1.       Everybody thinks customer service is a way of growing the business. Many don’t want to spend money on marketing, and then proclaim that they rely on word-of-mouth generated by good customer service. This is naive and wrong on so many levels; I should blog about that another day.

2.       All but one submission had any idea of the risks the face. Almost everybody had ‘losing staff’ as the key risk. Occasionally one might mention OH& S as a risk. Nobody had any risk management strategies (or at least awareness) of the risks associated with loss of a supplier, competitor activity,  fraud or a zillion other things that send businesses broke everyday.

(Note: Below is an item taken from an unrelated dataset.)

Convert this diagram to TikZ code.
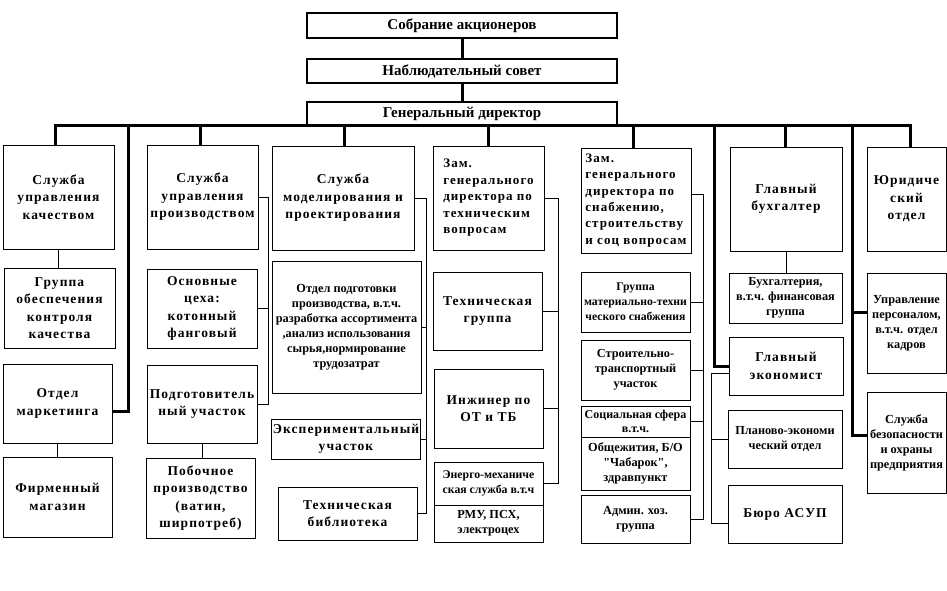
\documentclass[tikz,border=0pt]{standalone}
\usepackage{fontspec}
\setmainfont{Liberation Serif}
\newfontfamily\spaced[LetterSpace=8]{Liberation Serif}
\newfontfamily\plainfont{Liberation Serif}
\begin{document}
\begin{tikzpicture}[x=1pt,y=-1pt,
  bx/.style={draw, line width=0.9pt, inner sep=1pt, align=center},
  topbox/.style={draw, line width=2.6pt, inner sep=1pt, font=\bfseries\fontsize{15}{18}\selectfont},
  bigt/.style={font=\spaced\bfseries\fontsize{13.5}{17.5}\selectfont},
  midt/.style={font=\spaced\bfseries\fontsize{13}{16.5}\selectfont},
  smt/.style={font=\plainfont\bfseries\fontsize{12.3}{15}\selectfont},
  wh/.style 2 args={minimum width=#1pt, minimum height=#2pt},
  thk/.style={line width=3pt},
  thn/.style={line width=0.9pt}]
\path[fill=white] (0,0) rectangle (947,591);
\useasboundingbox (0,0) rectangle (947,591);

% top boxes
\node[topbox, wh={310}{25}] (sa) at (462,25.5) {Собрание акционеров};
\node[topbox, wh={310}{24}] (ns) at (462,71) {Наблюдательный совет};
\node[topbox, wh={310}{24}] (gd) at (462,114) {Генеральный директор};
\draw[thk] (sa.south) -- (ns.north);
\draw[thk] (ns.south) -- (gd.north);

% column 1
\node[bx,bigt,wh={111}{104}] (q1) at (58.5,197) {Служба\\управления\\качеством};
\node[bx,bigt,wh={111}{80}] (q2) at (59.5,308) {Группа\\обеспечения\\контроля\\качества};
\node[bx,bigt,wh={109}{79}] (mk) at (57.5,403.5) {Отдел\\маркетинга};
\node[bx,bigt,wh={109}{80}] (fm) at (57.5,497) {Фирменный\\магазин};

% column 2
\node[bx,bigt,wh={111}{104}] (p1) at (202.5,197) {Служба\\управления\\производством};
\node[bx,bigt,wh={110}{79}] (p2) at (202,308.5) {Основные\\цеха:\\котонный\\фанговый};
\node[bx,bigt,wh={110}{78}] (p3) at (202,404) {Подготовитель\\ный участок};
\node[bx,bigt,wh={109}{80}] (p4) at (200.5,498) {Побочное\\производство\\(ватин,\\ширпотреб)};

% column 3
\node[bx,bigt,wh={142}{104}] (m1) at (343,198) {Служба\\моделирования и\\проектирования};
\node[bx,smt,wh={149}{132}] (m2) at (346.5,327) {Отдел подготовки\\производства, в.т.ч.\\разработка ассортимента\\,анализ использования\\сырья,нормирование\\трудозатрат};
\node[bx,bigt,wh={148}{40}] (m3) at (346,439) {Экспериментальный\\участок};
\node[bx,bigt,wh={139}{53}] (m4) at (347.5,513.5) {Техническая\\библиотека};

% column 4
\node[bx,midt,align=left,wh={111}{104}] (t1) at (488.5,198) {Зам.\\генерального\\директора по\\техническим\\вопросам};
\node[bx,bigt,wh={109}{78}] (t2) at (487.5,311) {Техническая\\группа};
\node[bx,bigt,wh={109}{79}] (t3) at (488.5,408.5) {Инжинер по\\ОТ и ТБ};
\node[bx,smt,wh={109}{43},font=\plainfont\bfseries\fontsize{11.8}{15}\selectfont] (t4a) at (488.5,483.5) {Энерго-механиче\\ская служба в.т.ч};
\node[bx,smt,wh={109}{37}] (t4b) at (488.5,523.5) {РМУ, ПСХ,\\электроцех};

% column 5
\node[bx,midt,align=left,wh={110}{105},font=\spaced\bfseries\fontsize{13}{16.3}\selectfont] (s1) at (636,200.5) {Зам.\\генерального\\директора по\\снабжению,\\строительству\\и соц вопросам};
\node[bx,smt,wh={109}{60},font=\plainfont\bfseries\fontsize{11.7}{15}\selectfont] (s2) at (635.5,302) {Группа\\материально-техни\\ческого снабжения};
\node[bx,smt,wh={109}{60}] (s3) at (635.5,370) {Строительно-\\транспортный\\участок};
\node[bx,smt,wh={109}{31},inner sep=0pt,font=\plainfont\bfseries\fontsize{12}{13.5}\selectfont] (s4a) at (635.5,421.5) {Социальная сфера\\в.т.ч.};
\node[bx,smt,wh={109}{53}] (s4b) at (635.5,463.5) {Общежития, Б/О\\"Чабарок",\\здравпункт};
\node[bx,smt,wh={109}{48}] (s5) at (635.5,519) {Админ. хоз.\\группа};

% column 6
\node[bx,bigt,wh={112}{104}] (b1) at (786,199) {Главный\\бухгалтер};
\node[bx,smt,wh={113}{50}] (b2) at (785.5,298) {Бухгалтерия,\\в.т.ч. финансовая\\группа};
\node[bx,bigt,wh={114}{58}] (ge) at (786,366) {Главный\\экономист};
\node[bx,smt,wh={114}{58}] (pe) at (785,439) {Планово-экономи\\ческий отдел};
\node[bx,bigt,wh={114}{58}] (ba) at (785,514) {Бюро АСУП};

% column 7
\node[bx,bigt,wh={79}{104}] (j1) at (906.5,199) {Юридиче\\ский\\отдел};
\node[bx,smt,wh={79}{100}] (j2) at (906.5,323) {Управление\\персоналом,\\в.т.ч. отдел\\кадров};
\node[bx,smt,wh={79}{101}] (sb) at (906.5,442.5) {Служба\\безопасности\\и охраны\\предприятия};

% bus
\coordinate (busL) at (55,126);
\coordinate (busR) at (910,126);
\draw[thk] ([xshift=-1.5pt]busL) -- ([xshift=1.5pt]busR);
\coordinate (x1) at (55,126);
\coordinate (x2) at (128,126);
\coordinate (x3) at (200,126);
\coordinate (x4) at (344,126);
\coordinate (x5) at (488,126);
\coordinate (x6) at (633,126);
\coordinate (x7) at (714,126);
\coordinate (x8) at (785,126);
\coordinate (x9) at (852,126);
\coordinate (x10) at (910,126);
\draw[thk] (x1) -- (x1 |- q1.north);
\draw[thk] (x3) -- (x3 |- p1.north);
\draw[thk] (x4) -- (x4 |- m1.north);
\draw[thk] (x5) -- (x5 |- t1.north);
\draw[thk] (x6) -- (x6 |- s1.north);
\draw[thk] (x8) -- (x8 |- b1.north);
\draw[thk] (x10) -- (x10 |- j1.north);
\draw[thk] (x2) |- ([yshift=-7.5pt]mk.east);
\draw[thk] (x7) |- (ge.west);
\draw[thk] (x9) |- ([yshift=7.5pt]sb.west);
\draw[thk] (x9 |- j2.west) ++(0,-11) -- ([yshift=11pt]j2.west);

% column 1 links
\draw[thn] (q1.south) -- (q1.south |- q2.north);
\draw[thn] (mk.south) -- (mk.south |- fm.north);

% column 2 links
\coordinate (c2) at ([xshift=10pt]p1.east);
\draw[thn] (p1.east) -- (c2) |- (p3.east);
\draw[thn] (c2 |- p2.east) -- (p2.east);
\draw[thn] (p3.south) -- (p3.south |- p4.north);

% column 3 links
\coordinate (c3) at ([xshift=12pt]m1.east);
\draw[thn] (m1.east) -- (c3) |- (m4.east);
\draw[thn] (c3 |- m2.east) -- (m2.east);
\draw[thn] (c3 |- m3.east) -- (m3.east);

% column 4 links
\coordinate (c4) at ([xshift=14pt]t1.east);
\draw[thn] (t1.east) -- (c4) |- (t4a.east);
\draw[thn] (c4 |- t2.east) -- (t2.east);
\draw[thn] (c4 |- t3.east) -- (t3.east);

% column 5 links
\coordinate (c5) at ([xshift=12pt,yshift=6pt]s1.east);
\draw[thn] ([yshift=6pt]s1.east) -- (c5) |- (s5.east);
\draw[thn] (c5 |- s2.east) -- (s2.east);
\draw[thn] (c5 |- s3.east) -- (s3.east);
\draw[thn] (c5 |- s4a.east) -- (s4a.east);

% column 6 links
\draw[thn] (b1.south) -- (b1.south |- b2.north);
\coordinate (c6) at ([xshift=-17pt,yshift=-7pt]ge.west);
\draw[thn] ([yshift=-7pt]ge.west) -- (c6) |- ([yshift=-9pt]ba.west);
\draw[thn] (c6 |- pe.west) -- (pe.west);
\end{tikzpicture}
\end{document}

3.       Rare was the retailer who understood the potential of networking as marketing tool.  It reinforced the belief that a number of retailers have a passive approach: open the doors - wait & see what happens. Retailing is tough and someone has to mind the till, but networking is how a sandwich shop wins the contract to supply sandwiches to the local council meetings – and so on. Time and opportunity must be created for networking opportunities. (They all say customer service is about relationships, but if the relationship can only happen on your terms in your shop, that isn’t really a relationship, is it?

4.       Their biggest concern is staff retention, but they expand in detail how they tell at the beginning of every shift about… whatever. The extent of training and personal development was almost exclusively limited to cross-training. They pretend they care, but they really just want to make sure they have all the jobs covered when someone leaves. If it comes through on a paper submission, how much clearer is it in the flesh?

5.       Very, very few could identify a true, sustainable competitive advantage. In 90% of the cases they opted for ‘great customer service’. Invariably this was simply the only option they identify, because nothing else was evident in the submission. Is it any wonder so many fail?